On his return to Venice in May 1743, Galuppi returned to his employment with the Mendicanti, and to composing for the opera houses. The operatic fashion in Venice was on the point of changing from opera seria to a new style of comic opera, dramma giocoso. Full-length comic operas from Naples and Rome were becoming fashionable; Galuppi adapted three of them for Venetian audiences in 1744, and the following year composed one of his own, La forza d'amore, which was only a mild success. He continued to compose serious operas, sometimes in partnership with the librettist Metastasio. The latter believed firmly that the music was there to serve the text rather than vice versa. He grumbled about Galuppi in 1749, "He is, I presume, an excellent composer for violins, for cellos and for voices, but he is an exceedingly bad one for poets. When he writes he thinks as much about the words as you do about being elected Pope... As far as the public is concerned, he is appreciated by those who judge with their ears but not their souls." Nevertheless, their joint work prospered, and was staged in other countries. In Vienna, their Demetrio and Artaserse were great successes, the former breaking all local box-office records.

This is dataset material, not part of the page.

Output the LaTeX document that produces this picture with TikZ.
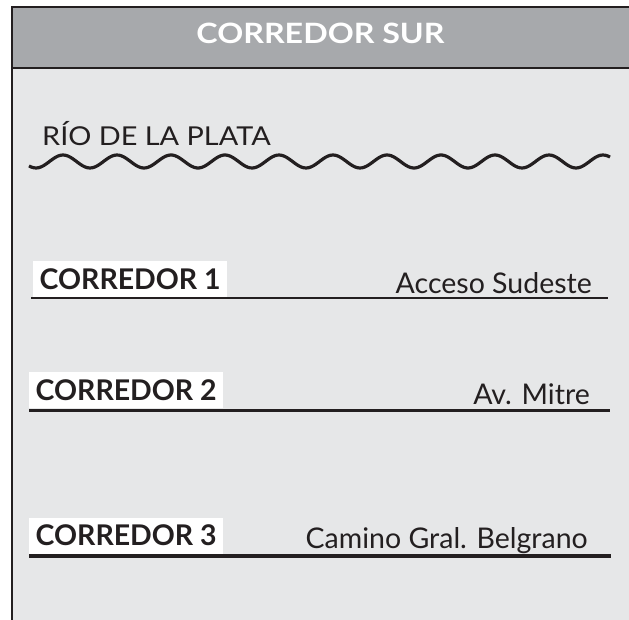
\documentclass[tikz,border=0pt]{standalone}
\usepackage{fontspec}
\setmainfont{Lato}
\newfontfamily\headfont{Lato}[FakeStretch=1.15]
\newfontfamily\riverfont{Lato}[FakeStretch=1.11]
\definecolor{headgray}{HTML}{A7A9AC}
\definecolor{bodygray}{HTML}{E6E7E8}
\definecolor{ink}{HTML}{231F20}
\tikzset{
  corrbox/.style={fill=white, text=ink, inner sep=0pt, minimum width=194pt, minimum height=36pt, anchor=south west, font=\bfseries\fontsize{28.5}{28.5}\selectfont},
  street/.style={text=ink, inner sep=0pt, anchor=base east, font=\fontsize{28.5}{28.5}\selectfont},
  road/.style={draw=ink, line width=#1},
}
\begin{document}
\begin{tikzpicture}[x=1pt,y=-1pt]
\useasboundingbox (0,0) rectangle (629,620);
\fill[white](0,0)rectangle(629,620);
\fill[bodygray](11,68)rectangle(629,620);
\fill[headgray](11,7)rectangle(629,68);
\draw[ink, line width=2pt](629,7)--(12,7)--(12,620);
\draw[ink, line width=2pt](11,68)--(629,68);
\node[text=white, inner sep=0pt, anchor=base, font=\headfont\bfseries\fontsize{28}{28}\selectfont] (title) at (320.5,43.3) {CORREDOR SUR};
\node[text=ink, inner sep=0pt, anchor=base west, font=\riverfont\fontsize{26}{26}\selectfont] (rio) at (42,145.7) {RÍO DE LA PLATA};
\draw[ink, line width=3.2pt] plot[domain=29:610, samples=240, smooth] (\x,{161.5+6.5*cos((\x-36)*6.6667)});
\coordinate (c1w) at (31,298);
\coordinate (c1e) at (608,298);
\coordinate (c2w) at (29,410);
\coordinate (c2e) at (610,410);
\coordinate (c3w) at (29,556);
\coordinate (c3e) at (611,556);
\draw[road=2pt](c1w)--(c1e);
\draw[road=3pt](c2w)--(c2e);
\draw[road=4.5pt](c3w)--(c3e);
\node[corrbox] (corr1) at (33,297) {CORREDOR 1};
\node[corrbox] (corr2) at (29,408.5) {CORREDOR 2};
\node[corrbox] (corr3) at (29,553.7) {CORREDOR 3};
\node[street] (acceso) at (592,294) {Acceso Sudeste};
\node[street] (mitre) at (590,404) {Av. Mitre};
\node[street] (belgrano) at (588,548) {Camino Gral. Belgrano};
\end{tikzpicture}
\end{document}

File:Galuppi's-librettists.jpg|thumb|right|Galuppi's best-known librettists, Metastasio, top, and Carlo Goldoni
In May 1748 Galuppi was appointed vice-maestro of the Doge's chapel, St Mark's. In time this would lead to a large body of religious compositions, but for the present Galuppi was chiefly engaged in operatic work. It is not clear to Denis Arnold why he accepted the post at St Mark's. The musicologist writes, "He was already a very successful opera composer and with his duties at the Mendicanti he must have had enough to do. The salary at St Mark's was only 120 ducats.... At this time it was not a very distinguished cappella. The choir probably numbered about 30; but since their posts continued up to death, a fair proportion of the singers were old." However, Daniel Heartz points out that Galuppi's salary eventually increased to 400 ducats per annum, and then to 600 ducats. In addition to the prestige of the position, Galuppi was given a house near the basilica in which he and his family lived rent-free, and as he had very few firm obligations as vice-maestro, the position left him with the flexibility to compose for other venues, including opera houses in Venice, Vienna, London, and Berlin. By the time of his death, Galuppi and Gluck were two of the highest paid composers of the 18th century.

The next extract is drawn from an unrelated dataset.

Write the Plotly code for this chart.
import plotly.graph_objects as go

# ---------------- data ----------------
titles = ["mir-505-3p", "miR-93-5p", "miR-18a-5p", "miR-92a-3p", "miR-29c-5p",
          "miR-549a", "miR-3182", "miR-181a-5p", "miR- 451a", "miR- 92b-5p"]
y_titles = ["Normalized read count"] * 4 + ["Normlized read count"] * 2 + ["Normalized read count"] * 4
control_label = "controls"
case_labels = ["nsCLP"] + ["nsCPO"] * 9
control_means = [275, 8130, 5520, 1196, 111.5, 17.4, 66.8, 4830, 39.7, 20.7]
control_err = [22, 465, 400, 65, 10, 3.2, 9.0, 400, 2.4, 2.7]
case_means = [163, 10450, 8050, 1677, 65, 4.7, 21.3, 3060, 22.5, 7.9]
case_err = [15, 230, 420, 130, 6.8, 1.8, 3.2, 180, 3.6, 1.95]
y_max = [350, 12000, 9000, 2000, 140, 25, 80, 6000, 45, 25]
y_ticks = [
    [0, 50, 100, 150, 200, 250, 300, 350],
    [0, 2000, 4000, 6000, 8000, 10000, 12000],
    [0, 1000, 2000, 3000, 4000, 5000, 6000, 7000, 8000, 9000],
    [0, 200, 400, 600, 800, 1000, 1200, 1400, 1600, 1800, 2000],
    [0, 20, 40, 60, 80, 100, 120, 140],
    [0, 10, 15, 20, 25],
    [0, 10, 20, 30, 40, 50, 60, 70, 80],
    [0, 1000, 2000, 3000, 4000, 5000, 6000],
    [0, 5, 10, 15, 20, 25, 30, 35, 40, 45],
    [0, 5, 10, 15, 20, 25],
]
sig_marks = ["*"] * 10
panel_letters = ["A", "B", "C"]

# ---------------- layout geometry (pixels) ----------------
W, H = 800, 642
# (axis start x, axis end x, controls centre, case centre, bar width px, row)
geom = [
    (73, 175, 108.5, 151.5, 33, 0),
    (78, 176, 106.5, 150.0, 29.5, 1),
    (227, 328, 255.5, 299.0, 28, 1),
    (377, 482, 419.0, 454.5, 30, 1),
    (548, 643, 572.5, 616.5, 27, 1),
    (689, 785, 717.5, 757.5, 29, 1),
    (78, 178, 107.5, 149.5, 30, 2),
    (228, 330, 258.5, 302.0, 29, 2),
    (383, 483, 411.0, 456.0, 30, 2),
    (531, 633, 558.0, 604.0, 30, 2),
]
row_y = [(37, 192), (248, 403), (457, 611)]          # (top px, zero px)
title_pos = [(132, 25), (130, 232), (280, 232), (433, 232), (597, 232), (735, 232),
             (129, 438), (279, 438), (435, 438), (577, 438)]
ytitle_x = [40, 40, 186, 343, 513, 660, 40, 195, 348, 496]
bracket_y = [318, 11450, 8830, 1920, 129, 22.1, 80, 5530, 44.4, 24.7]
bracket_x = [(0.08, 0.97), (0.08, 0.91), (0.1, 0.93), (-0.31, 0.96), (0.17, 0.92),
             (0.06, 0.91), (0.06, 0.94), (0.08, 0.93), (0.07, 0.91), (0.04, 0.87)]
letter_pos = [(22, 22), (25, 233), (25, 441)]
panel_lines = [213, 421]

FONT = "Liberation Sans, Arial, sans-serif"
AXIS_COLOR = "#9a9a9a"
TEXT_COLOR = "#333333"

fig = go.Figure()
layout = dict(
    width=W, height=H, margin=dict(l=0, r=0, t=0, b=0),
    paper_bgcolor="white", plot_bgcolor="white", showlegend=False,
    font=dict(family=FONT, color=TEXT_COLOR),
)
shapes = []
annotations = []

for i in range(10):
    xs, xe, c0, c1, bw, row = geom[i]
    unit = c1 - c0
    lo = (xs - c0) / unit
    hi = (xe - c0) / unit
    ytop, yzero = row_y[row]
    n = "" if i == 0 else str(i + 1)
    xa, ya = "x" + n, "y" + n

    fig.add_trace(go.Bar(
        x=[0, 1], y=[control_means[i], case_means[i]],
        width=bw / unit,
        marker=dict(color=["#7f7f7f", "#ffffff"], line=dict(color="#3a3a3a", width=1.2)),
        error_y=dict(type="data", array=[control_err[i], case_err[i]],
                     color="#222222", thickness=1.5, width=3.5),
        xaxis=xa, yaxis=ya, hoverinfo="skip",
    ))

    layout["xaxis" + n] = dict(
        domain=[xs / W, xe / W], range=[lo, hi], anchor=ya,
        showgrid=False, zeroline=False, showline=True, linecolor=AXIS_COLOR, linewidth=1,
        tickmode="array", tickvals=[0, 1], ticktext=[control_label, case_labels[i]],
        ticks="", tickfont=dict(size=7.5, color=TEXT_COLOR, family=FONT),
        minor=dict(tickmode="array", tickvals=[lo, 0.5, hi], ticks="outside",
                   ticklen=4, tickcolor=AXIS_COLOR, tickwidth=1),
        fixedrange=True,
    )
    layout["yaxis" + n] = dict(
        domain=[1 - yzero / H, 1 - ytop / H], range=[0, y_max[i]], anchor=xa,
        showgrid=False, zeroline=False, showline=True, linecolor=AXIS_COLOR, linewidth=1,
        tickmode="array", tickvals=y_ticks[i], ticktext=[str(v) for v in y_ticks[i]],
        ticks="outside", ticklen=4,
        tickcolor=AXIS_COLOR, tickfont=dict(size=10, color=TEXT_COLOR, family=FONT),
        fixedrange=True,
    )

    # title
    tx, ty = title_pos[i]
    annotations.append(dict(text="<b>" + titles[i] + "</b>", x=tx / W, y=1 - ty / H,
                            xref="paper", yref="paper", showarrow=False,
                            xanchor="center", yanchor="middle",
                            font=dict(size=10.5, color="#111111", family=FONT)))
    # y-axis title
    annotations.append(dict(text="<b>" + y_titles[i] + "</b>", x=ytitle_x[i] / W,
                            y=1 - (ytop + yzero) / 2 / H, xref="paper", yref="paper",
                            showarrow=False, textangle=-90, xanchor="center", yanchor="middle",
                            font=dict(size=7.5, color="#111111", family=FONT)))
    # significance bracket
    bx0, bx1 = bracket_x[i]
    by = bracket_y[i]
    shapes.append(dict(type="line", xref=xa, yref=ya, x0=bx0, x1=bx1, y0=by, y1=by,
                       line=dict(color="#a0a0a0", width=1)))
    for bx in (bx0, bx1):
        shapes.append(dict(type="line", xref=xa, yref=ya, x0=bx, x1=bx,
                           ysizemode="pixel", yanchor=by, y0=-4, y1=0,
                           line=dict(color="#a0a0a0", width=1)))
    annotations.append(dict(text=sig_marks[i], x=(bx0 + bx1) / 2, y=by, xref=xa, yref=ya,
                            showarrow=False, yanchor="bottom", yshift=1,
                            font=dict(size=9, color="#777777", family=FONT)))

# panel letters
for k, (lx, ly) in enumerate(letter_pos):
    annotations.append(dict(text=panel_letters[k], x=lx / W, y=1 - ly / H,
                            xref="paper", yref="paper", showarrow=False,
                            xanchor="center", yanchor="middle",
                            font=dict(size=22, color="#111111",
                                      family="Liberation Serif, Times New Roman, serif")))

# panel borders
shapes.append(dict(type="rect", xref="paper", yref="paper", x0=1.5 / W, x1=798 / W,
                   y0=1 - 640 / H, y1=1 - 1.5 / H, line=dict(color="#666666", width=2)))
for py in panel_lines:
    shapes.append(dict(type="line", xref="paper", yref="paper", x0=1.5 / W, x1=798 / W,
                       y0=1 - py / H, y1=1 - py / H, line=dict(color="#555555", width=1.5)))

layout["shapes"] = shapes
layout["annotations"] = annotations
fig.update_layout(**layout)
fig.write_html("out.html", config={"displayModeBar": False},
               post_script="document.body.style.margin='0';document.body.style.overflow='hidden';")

Galuppi was fortunate that when he turned once more to comic opera in 1749 he collaborated with Carlo Goldoni. Although an established and eminent playwright by the time he worked with Galuppi, Goldoni was happy for his libretti to be subservient to the music. He was as warm in his regard for Galuppi as Metastasio was cold. Their first collaboration was Arcadia in Brenta followed by four more joint works within a year. They were enormously popular at home and abroad, and to meet the demand for new drammi giocosi and opere serie Galuppi had to resign his post at the Mendicanti in 1751. By the middle of the 1750s he was, in the words of musicologist Dale Monson, "the most popular opera composer anywhere".
For the next ten years, Galuppi remained in Venice, with occasional sorties elsewhere for commissions and premieres, producing a series of secular and religious works. His operas, serious or comic, were in demand across Europe. Of the British premiere of Il filosofo di campagna in 1761 Burney wrote, "This burletta surpassed in musical merit all the comic operas that were performed in England, till the Buona Figliuola."

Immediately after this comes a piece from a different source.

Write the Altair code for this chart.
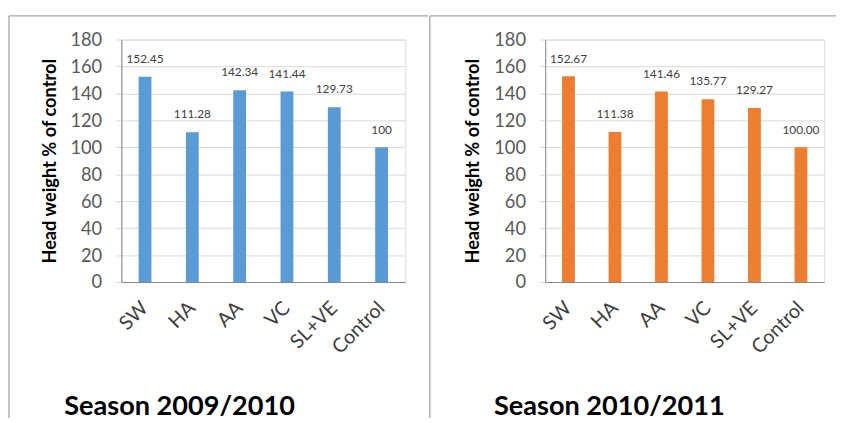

In April 1762 Galuppi was appointed to the leading musical post in Venice, maestro di capella of St Mark's, and in July of the same year he was also appointed maestro di coro at the Ospedale degli Incurabili. At St Mark's, he set about reforming the choir. He persuaded the Basilica authorities, the Procurators, to be more flexible in payments to singers, allowing him to attract performers with first-rate voices such as Gaetano Guadagni and Gasparo Pacchiarotti.
Saint Petersburg
Early in 1764 Catherine the Great of Russia made it known through diplomatic channels that she wished Galuppi to come to Saint Petersburg as her court composer and conductor. There were prolonged negotiations between Russia and the Venetian authorities before the Senate of Venice agreed to release Galuppi for a three-year engagement at the Russian court. The contract required him to "compose and produce operas, ballets and cantatas for ceremonial banquets", at a salary of 4,000 rubles and the provision of accommodation and a carriage. Galuppi was reluctant, but Venetian officials assured him that his post and salary as maestro di cappella at St. Mark's were secure until 1768 as long as he supplied a Gloria and a Credo for the Basilica's Christmas mass each year.In June 1764 the senate granted Galuppi formal leave to go. He resigned his post at the Incurabili, made provision for his wife and daughters, and set off for Russia. He made detours on his journey, visiting C.P.E. Bach in Berlin and encountering Giacomo Casanova by chance outside of Riga, before arriving in Saint Petersburg on 22 September 1765.
For the empress's court, Galuppi composed new works, both operatic and liturgical, and revived and revised many others. He wrote one opera there, Ifigenia in Tauride, and two cantatas, La virtù liberata and La pace tra la virtù e la bellezza, the latter to words by Metastasio. In addition to the work for which he had been contracted, Galuppi gave weekly recitals at the harpsichord, and sometimes conducted orchestral concerts. To improve standards he was a hard taskmaster to the court orchestra, but was from the outset enormously impressed by the court choir. He is reported to have exclaimed, "I'd never heard such a magnificent choir in Italy". Galuppi took pride in his prestigious appointments; the title page of his 1766 Christmas mass for St Mark's describes him as: "First Master and Director of all the Music for Her Imperial Majesty the Empress of all the Russias, etc. etc. and First Master of the Ducal Chapel of St. Mark's in Venice." In 1768, as had been agreed, he returned to Venice, detouring again on his journey, this time to visit Johann Adolph Hasse in Vienna.